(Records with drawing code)
======

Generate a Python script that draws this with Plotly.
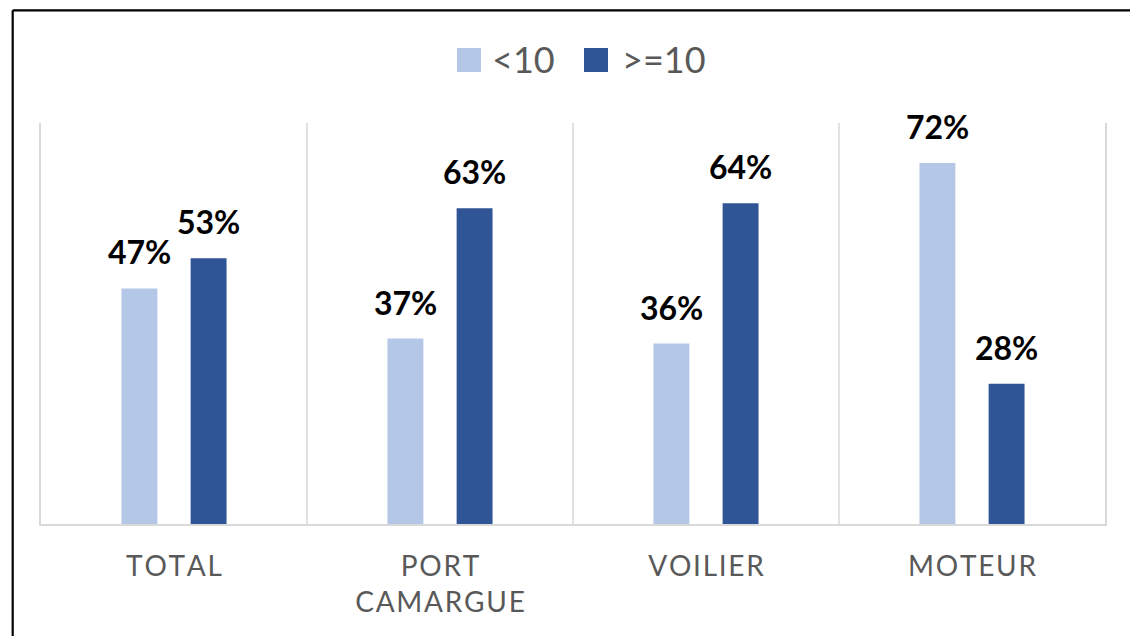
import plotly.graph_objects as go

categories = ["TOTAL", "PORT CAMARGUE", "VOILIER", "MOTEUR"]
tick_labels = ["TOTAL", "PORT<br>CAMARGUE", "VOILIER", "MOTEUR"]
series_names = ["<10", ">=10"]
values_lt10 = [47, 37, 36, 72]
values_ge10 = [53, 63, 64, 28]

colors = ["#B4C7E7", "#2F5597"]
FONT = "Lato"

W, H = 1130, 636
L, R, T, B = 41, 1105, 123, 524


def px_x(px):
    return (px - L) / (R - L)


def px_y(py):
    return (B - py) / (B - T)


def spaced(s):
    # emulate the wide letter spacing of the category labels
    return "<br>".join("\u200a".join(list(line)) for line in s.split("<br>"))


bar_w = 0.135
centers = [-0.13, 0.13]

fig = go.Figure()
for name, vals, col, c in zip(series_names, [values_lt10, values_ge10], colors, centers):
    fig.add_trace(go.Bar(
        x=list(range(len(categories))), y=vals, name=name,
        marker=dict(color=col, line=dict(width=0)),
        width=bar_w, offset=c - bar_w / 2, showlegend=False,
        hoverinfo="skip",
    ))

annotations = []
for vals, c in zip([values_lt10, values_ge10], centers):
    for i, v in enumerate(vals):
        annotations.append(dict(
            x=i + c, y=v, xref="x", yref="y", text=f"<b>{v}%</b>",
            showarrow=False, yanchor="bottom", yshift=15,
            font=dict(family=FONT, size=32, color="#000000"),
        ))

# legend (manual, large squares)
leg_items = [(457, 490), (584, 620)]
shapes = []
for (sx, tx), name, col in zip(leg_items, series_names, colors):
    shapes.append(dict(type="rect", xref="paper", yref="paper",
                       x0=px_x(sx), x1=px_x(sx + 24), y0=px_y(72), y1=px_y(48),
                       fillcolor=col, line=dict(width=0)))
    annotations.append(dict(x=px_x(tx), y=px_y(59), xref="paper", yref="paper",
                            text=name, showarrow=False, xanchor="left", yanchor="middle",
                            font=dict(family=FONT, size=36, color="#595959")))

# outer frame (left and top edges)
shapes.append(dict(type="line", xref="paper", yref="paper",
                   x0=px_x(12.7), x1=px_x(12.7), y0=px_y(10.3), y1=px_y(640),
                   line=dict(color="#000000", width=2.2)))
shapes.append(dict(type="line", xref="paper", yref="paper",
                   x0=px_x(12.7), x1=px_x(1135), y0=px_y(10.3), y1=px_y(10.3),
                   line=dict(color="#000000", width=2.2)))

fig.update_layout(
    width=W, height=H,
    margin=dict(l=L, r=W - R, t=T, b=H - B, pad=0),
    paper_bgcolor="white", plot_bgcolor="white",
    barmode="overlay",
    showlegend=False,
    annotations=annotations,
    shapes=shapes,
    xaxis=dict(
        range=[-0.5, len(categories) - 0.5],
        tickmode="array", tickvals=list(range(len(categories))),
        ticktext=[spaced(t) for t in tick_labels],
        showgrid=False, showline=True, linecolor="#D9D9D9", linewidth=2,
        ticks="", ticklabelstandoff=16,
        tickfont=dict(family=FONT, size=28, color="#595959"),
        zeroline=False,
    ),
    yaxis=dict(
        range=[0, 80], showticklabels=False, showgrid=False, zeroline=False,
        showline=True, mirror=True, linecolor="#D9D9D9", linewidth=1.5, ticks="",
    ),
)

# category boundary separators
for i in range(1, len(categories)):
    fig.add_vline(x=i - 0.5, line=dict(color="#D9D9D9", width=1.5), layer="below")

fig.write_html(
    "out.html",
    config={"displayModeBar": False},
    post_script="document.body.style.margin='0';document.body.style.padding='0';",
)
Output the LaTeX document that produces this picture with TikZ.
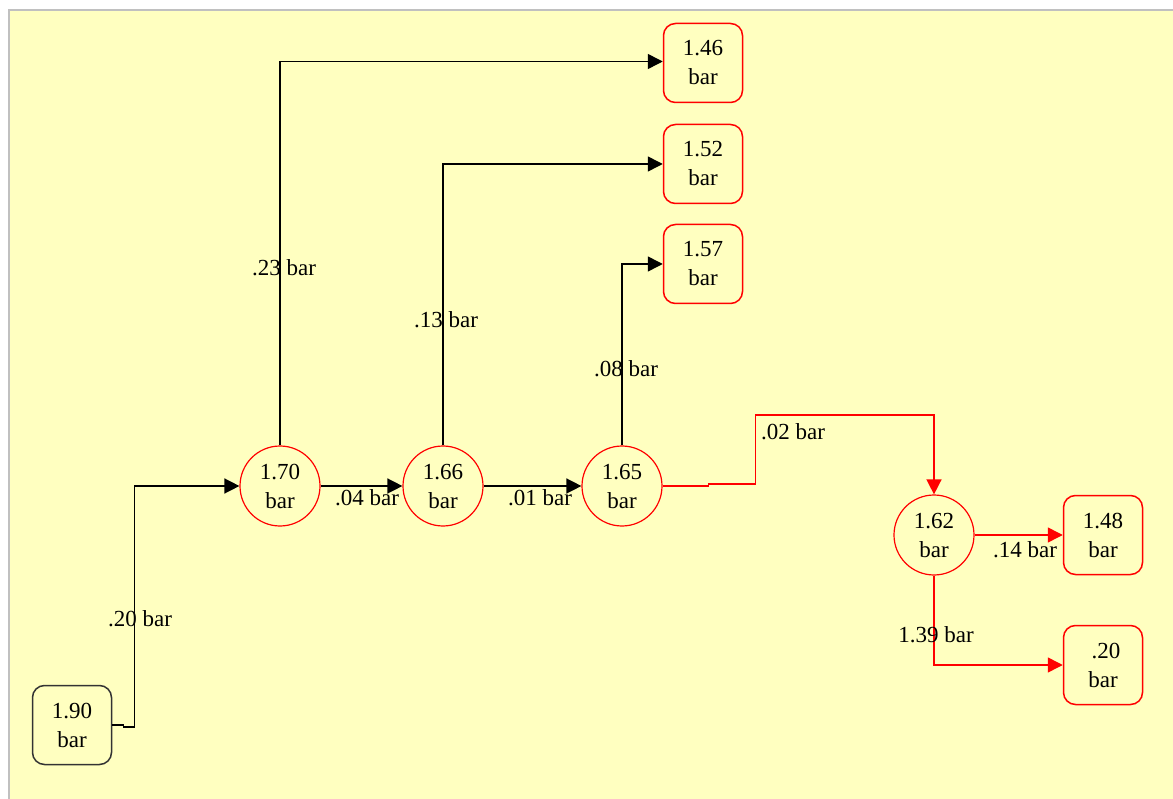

======

EXERCISE AIM: Without any pictures, reproduce the lines from the first one in the material through the line that has "import plotly.graph_objects as go", exactly as they appear.

COMPLETE RESPONSE:
Generate a Python script that draws this with Plotly.
import plotly.graph_objects as go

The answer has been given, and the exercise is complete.